ROME, Dec. 3 (Xinhua) -- Fiat-Chrysler, the Italian-American automobile production giant created by the merger of former rivals in 2014, announced it would spend 5 billion euros (5.7 billion U.S. dollars) in Italy over the next three years.
The plan, a piece of positive economic news in a country that has had little of it recently, will help update existing Italian auto production plants to produce high-end and high-profit vehicles such as Alfa Romeo and Maserati luxury sports cars, Jeep sport vehicles as well as hybrid and electric cars.
All told, 13 new or redesigned models will emerge from Italian factories by the end of 2021, and all plants -- many currently run well below capacity and at one point even rumored to be candidates for shutdowns -- will reach full employment.

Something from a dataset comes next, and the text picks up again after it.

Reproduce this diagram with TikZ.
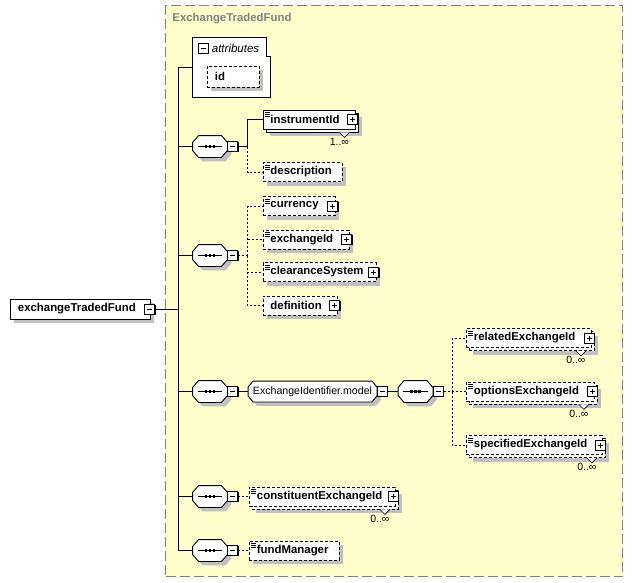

"These are investments that are ready to be implemented and to start as soon as tomorrow morning," Pietro Gorlier, Fiat-Chrysler's European director, said from the company's main headquarter in the northern city of Turin last week.
The developments are welcome news in Italy, which is suffering from slow economic growth, rising interest rates, and increasing political isolation due to controversial stances about the country's role within the European Union (EU).
As a stand-alone company, Fiat, the name is an acronym for the Italian words for the Italian Automobile Factory of Turin, was Italy's most important industrial entity for generations. Founded in 1899, the company helped fuel Italy's post-World War II economic boom. From the 1960s to the 1980s it was the biggest private employer in the country before it started to suffer from international competition.
The company formed an alliance with troubled U.S. carmaker Chrysler in 2009 and five years later Fiat took over its one-time rival to create Fiat-Chrysler Automobiles, sparking a turnaround under the stewardship of chief executive Sergio Marchionne. The new company is now the world's eighth largest carmaker, with factories around the world including in Brazil, Canada, China, India, Mexico and Poland.
"Few people thought a combination of two struggling automobile companies from two different cultures would succeed, but Marchionne made it work," Marco Avila, an industrial sector analyst with ABS Securities, told Xinhua.
Marchionne died earlier this year, casting some doubt on the company's ability to continue on its growth path. The announcement of the new investments are the first major European move for the company since Mike Manley, the former head of the company's Jeep division, was named Fiat-Chrysler's chief executive in July.
The plan is designed to help the company gain ground in Europe, where its market share has slipped from 9 percent to 6 percent in recent years. It could also help boost profits in Europe for a company that saw 97 percent of its profits come from North America in the most recent reporting period, and it comes as General Motors, the biggest carmaker in the U.S., announced it would lay off 14,000 workers in the United States.
"We applaud Fiat-Chrysler's strong commitment during a time when the automotive world was shaken by the news of General Motors' job cuts and challenges coming from the shift to hybrid and electric cars," Roberto Di Maulo, head of the FISMIC trade union, said in an interview.
Investors seemed to be pleased as well: Fiat-Chrysler's shares on the Italian Stock Exchange in Milan have gained nearly 2 percent since the investment plan was announced.